--- Start SOURCE RECORDS ---

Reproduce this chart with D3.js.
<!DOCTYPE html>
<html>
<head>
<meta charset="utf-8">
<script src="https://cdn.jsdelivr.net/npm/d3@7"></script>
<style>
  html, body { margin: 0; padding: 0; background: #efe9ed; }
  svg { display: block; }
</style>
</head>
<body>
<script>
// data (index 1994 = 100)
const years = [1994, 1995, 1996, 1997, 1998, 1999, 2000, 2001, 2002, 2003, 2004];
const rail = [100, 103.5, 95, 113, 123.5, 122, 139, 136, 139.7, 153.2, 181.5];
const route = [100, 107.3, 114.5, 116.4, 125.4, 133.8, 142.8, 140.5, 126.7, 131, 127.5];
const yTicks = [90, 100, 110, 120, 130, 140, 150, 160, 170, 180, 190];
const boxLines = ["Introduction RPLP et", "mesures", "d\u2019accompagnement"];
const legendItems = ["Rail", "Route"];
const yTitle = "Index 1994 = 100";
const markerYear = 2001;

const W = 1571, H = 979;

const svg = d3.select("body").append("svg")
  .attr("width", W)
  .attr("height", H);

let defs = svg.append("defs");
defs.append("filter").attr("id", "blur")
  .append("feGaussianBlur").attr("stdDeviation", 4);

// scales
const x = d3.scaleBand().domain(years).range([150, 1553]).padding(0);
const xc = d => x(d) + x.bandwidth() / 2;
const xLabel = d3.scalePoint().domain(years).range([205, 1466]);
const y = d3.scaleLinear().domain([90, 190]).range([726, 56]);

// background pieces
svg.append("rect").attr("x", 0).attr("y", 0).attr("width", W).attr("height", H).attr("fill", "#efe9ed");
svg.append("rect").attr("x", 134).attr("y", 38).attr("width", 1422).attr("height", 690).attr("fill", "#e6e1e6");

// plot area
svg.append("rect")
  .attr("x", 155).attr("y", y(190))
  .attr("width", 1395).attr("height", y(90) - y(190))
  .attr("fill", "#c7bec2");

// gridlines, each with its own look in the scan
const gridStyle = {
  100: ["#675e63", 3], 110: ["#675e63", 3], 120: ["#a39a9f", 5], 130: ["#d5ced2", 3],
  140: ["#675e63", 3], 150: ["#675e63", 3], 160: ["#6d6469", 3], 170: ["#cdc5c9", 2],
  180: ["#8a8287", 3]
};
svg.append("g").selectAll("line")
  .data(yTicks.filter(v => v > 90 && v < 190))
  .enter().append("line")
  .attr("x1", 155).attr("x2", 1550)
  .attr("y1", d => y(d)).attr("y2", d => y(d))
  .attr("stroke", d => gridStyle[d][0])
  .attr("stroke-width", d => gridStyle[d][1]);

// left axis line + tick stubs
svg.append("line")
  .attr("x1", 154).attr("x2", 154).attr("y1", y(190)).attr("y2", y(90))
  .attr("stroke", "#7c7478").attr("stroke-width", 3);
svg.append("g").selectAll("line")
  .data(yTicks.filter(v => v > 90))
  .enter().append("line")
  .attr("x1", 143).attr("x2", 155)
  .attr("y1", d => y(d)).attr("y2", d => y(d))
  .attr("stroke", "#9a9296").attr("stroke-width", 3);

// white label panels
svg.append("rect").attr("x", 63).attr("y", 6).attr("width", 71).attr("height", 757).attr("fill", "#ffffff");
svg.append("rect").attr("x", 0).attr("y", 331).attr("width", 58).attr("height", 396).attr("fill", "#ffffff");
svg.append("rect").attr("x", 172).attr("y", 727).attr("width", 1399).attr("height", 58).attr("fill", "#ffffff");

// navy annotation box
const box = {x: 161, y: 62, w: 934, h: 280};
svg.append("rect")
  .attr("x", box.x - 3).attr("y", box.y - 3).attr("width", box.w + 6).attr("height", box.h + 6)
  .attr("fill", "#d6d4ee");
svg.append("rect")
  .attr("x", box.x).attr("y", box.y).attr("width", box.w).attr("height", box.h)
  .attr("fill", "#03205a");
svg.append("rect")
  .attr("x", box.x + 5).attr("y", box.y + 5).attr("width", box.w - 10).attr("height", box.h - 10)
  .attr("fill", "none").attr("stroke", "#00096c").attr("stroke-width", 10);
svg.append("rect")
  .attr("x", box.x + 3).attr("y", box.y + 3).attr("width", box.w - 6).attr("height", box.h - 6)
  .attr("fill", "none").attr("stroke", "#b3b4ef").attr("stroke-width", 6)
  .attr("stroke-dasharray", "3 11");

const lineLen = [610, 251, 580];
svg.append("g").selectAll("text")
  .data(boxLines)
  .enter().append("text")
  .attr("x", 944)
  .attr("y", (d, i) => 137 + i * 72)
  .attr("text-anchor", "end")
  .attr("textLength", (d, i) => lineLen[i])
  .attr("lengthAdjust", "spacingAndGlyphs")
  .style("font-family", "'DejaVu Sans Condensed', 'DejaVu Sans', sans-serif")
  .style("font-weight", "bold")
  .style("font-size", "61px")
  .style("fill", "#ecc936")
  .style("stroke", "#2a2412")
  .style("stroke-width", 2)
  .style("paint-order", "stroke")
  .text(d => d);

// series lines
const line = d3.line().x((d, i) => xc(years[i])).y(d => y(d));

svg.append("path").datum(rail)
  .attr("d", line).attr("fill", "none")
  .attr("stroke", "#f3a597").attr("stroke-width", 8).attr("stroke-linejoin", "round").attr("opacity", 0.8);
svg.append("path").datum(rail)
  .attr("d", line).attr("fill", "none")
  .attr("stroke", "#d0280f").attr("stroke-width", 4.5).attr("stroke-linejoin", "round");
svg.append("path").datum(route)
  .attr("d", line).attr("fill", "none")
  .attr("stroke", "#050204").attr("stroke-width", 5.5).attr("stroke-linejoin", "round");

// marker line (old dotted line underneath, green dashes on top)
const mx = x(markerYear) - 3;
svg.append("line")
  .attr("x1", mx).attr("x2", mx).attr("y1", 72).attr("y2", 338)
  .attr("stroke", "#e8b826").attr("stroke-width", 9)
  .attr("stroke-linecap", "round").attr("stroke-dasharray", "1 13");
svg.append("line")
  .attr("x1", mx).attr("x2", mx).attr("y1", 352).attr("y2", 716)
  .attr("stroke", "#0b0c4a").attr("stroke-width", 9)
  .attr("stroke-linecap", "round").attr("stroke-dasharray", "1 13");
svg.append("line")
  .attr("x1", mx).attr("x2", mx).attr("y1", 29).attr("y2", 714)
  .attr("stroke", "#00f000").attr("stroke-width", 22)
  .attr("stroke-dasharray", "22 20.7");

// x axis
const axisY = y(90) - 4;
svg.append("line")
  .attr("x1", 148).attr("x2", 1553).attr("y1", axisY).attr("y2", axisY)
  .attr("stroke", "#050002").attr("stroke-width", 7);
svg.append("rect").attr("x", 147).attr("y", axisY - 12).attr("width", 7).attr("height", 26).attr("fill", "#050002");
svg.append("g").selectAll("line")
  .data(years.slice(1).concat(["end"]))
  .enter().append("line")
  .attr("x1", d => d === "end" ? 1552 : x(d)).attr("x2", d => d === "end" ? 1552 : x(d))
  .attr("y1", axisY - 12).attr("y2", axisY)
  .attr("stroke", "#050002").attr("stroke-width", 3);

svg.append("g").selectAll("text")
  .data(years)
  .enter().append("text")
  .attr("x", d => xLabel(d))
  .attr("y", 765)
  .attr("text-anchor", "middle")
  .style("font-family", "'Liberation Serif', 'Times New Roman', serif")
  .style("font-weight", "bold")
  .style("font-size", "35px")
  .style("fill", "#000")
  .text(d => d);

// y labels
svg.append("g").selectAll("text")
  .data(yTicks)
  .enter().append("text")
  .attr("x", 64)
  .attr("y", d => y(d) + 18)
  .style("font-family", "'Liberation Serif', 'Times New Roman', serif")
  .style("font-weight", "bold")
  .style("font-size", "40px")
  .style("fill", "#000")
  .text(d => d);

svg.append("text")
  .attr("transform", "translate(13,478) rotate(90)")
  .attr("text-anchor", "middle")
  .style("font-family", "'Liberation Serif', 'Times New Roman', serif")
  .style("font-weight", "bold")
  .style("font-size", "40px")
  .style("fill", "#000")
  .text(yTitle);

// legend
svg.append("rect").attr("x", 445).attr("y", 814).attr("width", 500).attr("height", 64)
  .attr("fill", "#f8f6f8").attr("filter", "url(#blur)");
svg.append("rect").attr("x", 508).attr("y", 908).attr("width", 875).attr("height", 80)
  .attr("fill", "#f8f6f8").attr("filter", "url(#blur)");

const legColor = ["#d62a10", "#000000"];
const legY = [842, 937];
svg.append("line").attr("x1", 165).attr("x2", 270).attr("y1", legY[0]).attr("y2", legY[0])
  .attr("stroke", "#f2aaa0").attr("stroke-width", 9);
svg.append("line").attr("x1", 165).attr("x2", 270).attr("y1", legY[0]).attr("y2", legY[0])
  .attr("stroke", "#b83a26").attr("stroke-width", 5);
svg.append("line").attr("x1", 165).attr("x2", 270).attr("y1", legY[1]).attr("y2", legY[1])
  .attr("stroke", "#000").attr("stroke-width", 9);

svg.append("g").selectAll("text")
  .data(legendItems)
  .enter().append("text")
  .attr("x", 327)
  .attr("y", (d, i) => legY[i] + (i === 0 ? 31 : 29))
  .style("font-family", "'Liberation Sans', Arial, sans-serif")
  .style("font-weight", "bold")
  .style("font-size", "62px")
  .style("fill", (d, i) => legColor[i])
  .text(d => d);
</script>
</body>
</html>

--- End SOURCE RECORDS ---
--- Start SOURCE RECORDS ---

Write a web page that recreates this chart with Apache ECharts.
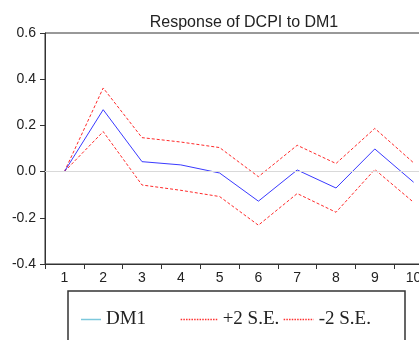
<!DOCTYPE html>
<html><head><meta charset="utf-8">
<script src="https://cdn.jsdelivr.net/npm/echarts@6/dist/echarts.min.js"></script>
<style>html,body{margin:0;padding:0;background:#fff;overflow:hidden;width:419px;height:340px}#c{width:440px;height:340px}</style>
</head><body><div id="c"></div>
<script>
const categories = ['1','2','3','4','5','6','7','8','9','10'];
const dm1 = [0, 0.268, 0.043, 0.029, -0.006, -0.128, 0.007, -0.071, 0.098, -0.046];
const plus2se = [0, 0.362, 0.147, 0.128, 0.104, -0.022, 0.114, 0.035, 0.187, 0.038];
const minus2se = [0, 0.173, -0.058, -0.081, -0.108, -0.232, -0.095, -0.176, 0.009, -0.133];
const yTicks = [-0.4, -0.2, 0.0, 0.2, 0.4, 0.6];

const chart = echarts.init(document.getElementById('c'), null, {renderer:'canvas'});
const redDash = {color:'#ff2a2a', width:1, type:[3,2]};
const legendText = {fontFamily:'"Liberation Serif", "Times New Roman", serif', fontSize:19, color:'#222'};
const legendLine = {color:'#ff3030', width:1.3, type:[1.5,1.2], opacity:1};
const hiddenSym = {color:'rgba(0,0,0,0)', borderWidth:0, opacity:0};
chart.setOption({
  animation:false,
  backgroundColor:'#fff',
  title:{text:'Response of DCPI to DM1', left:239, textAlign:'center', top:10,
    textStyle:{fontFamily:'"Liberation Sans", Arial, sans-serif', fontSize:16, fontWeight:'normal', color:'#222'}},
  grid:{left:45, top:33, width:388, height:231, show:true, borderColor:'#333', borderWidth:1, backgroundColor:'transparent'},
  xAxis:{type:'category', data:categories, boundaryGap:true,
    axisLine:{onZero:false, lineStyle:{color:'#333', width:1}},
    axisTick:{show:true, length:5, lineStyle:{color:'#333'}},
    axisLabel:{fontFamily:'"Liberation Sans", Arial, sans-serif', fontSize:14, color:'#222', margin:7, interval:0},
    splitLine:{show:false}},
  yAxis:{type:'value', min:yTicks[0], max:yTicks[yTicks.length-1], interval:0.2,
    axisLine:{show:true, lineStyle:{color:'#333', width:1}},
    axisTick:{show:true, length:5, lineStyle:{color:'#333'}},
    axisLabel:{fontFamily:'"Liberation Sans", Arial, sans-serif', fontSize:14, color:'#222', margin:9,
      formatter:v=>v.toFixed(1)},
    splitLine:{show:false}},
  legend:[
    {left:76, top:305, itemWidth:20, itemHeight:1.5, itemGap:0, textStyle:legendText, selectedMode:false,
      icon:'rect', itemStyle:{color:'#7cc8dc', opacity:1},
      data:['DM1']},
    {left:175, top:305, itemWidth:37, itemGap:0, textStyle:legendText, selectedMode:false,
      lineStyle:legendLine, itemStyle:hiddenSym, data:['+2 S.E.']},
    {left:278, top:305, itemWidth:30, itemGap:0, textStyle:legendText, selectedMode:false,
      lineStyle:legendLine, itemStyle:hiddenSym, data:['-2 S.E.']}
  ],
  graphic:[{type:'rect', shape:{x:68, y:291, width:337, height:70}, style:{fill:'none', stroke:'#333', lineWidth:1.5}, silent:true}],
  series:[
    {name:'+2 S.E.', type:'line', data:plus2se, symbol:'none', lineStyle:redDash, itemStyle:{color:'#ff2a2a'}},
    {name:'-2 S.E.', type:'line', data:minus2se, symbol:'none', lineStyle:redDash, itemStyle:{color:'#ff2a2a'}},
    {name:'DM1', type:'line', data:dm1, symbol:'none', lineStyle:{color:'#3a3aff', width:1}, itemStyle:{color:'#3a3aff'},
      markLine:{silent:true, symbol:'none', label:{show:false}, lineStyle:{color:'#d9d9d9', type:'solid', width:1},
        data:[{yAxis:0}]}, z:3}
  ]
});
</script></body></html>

--- End SOURCE RECORDS ---
--- Start SOURCE RECORDS ---

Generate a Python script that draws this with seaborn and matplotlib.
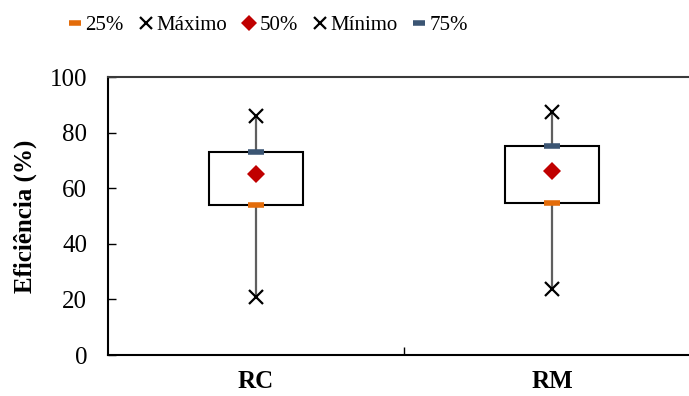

--- End SOURCE RECORDS ---

#### [GIVEN PROBLEM]
Read through the lines above and collect those that contain the string "script".

#### [RESULT OF THE TASK]
<script src="https://cdn.jsdelivr.net/npm/d3@7"></script>
<script>
</script>
<script src="https://cdn.jsdelivr.net/npm/echarts@6/dist/echarts.min.js"></script>
<script>
</script></body></html>
Generate a Python script that draws this with seaborn and matplotlib.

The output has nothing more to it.